Dibuka dengan basmalah, hamdalah, serta shalawat, muallif yang merupakan seorang syaikh al-Azhar pada masanya, dengan penuh tawadhu’ menerangkan sebab ditulisnya risalah tauhid ini. Dikatakan di sana bahwa beberapa sahabatnya memintanya untuk menulis sebuah risalah yang menerangkan seputar sifat-sifat Allah serta lawan-lawan dari sifat tersebut, serta sifat yang jaiz bagi-Nya.
Di samping itu juga sifat-sifat yang wajib ada pada diri segenap rasul, yang mustahil hingga yang boleh ada pada diri setiap rasul.

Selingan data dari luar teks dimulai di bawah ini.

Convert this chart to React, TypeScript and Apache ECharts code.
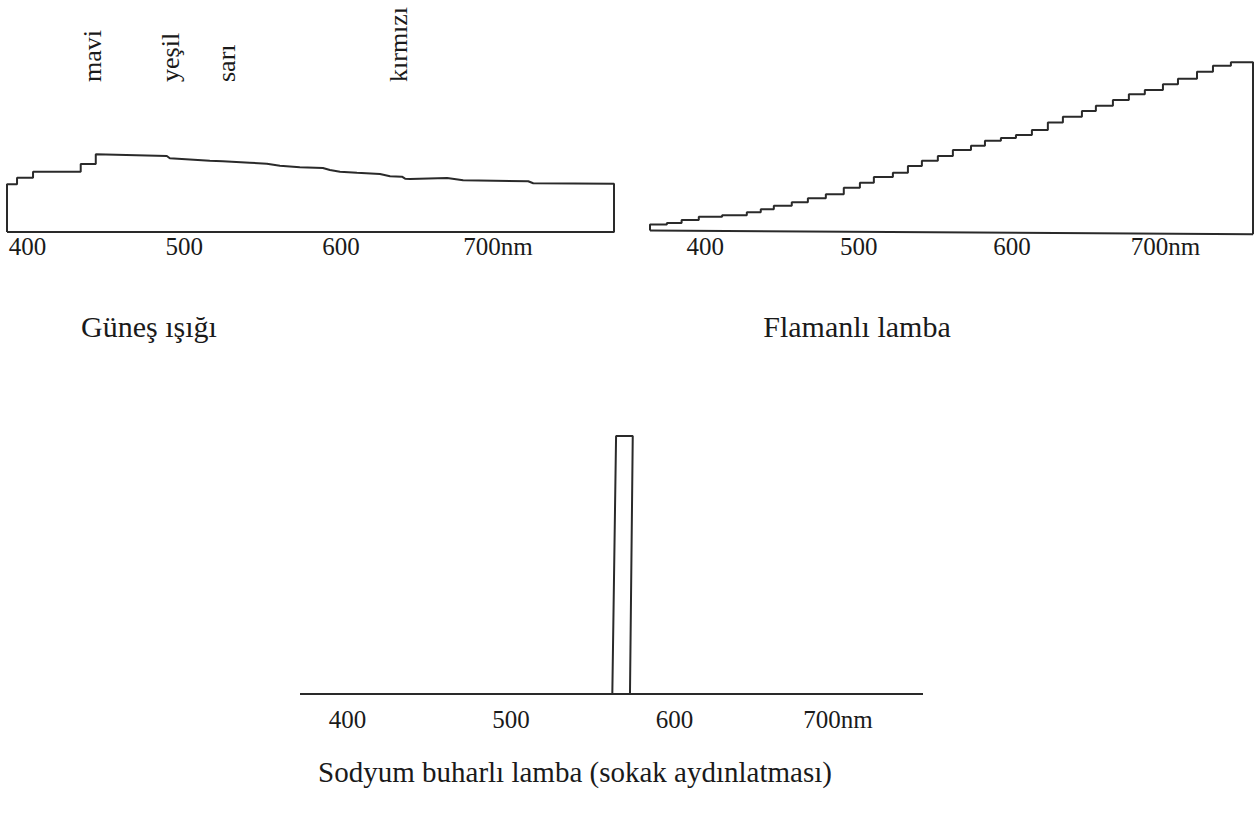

Seluruh pembahasan yang ada inilah, yang dikenal dengan ‘Aqaid al-Iman, yang merupakan pokok-pokok keyakinan yang wajib diketahui segenap muslim. Keseluruhan dari segenap sifat wajib yang berjumlah 20, sifat mustahil 20, dan jaiz 1, serta sifat wajib para rasul yang berjumlah 4, sifat mustahilnya 4, serta jaiznya 1, dijumlahkan menjadi 50 poin keimanan yang wajib diimani.
Adanya penentuan nominal pada ‘Aqaid al-Iman, tidak serta merta membatasi keluasan sifat Allah Subhanahu wa ta’ala, melainkan berguna sebagai kemudahan belajar bagi para pelajar, juga sebagai materi pembuka bagi pembahasan selanjutnya yang lebih luas seputar sifat-sifat Allah Ta’ala.
Terdapat keunikan yang ada pada penjelasan muallif, di mana pemaparan terkait sifat wajib beserta mustahilnya, dikuatkan dengan dalil-dalil ‘aqli, dengan menggunakan perangkat kata ‘law’ (seandainya). Hal ini seakan menunjukkan, di samping dalil naqli yang utama, terdapat dalil ‘aqli yang mampu menyentuh relung pikiran setiap pengkajinya.
Pelajar diajak untuk menggunakan pengandaian, guna membangun daya berpikir rasionalnya, dalam memahami dasar-dasar keimanan kepada Allah Subhanahu wa ta’ala. Akal menjadi salah satu sarana pembangun keimanan, inilah pesan tidak langsung muallif dalam risalahnya.
Selain pembahasan di atas, muallif pada bagian akhir risalah memaparkan terkait wajibnya mengetahui nasab dari Rasulullah Shallallahu ‘alaihi wa sallam, baik dari ayah beliau ataupun ibu beliau yang sama-sama berkumpul pada kakek beliau yaitu Kilab.
Dalam pandangan Syaikh al-Bajuri, nasab beliau yang wajib diketahui adalah hanya sampai ‘Adnan saja, sedangkan setelahnya hingga Nabi Adam ‘Alaihissalam terdapat khilaf bahkan ada jalur yang tidak shahih.
Selain itu, beliau pun memaparkan seputar jumlah para nabi dan rasul yang wajib diketahui, hingga wajibnya meyakini bahwa masa Rasulullah adalah sebaik-baik masa, begitu pun setelahnya dan setelahnya. Hingga akhirnya muallif membahas nama-nama segenap putra dan putri beliau Shallallahu ‘alaihi wa sallam yang patut diketahui segenap kaum muslimin.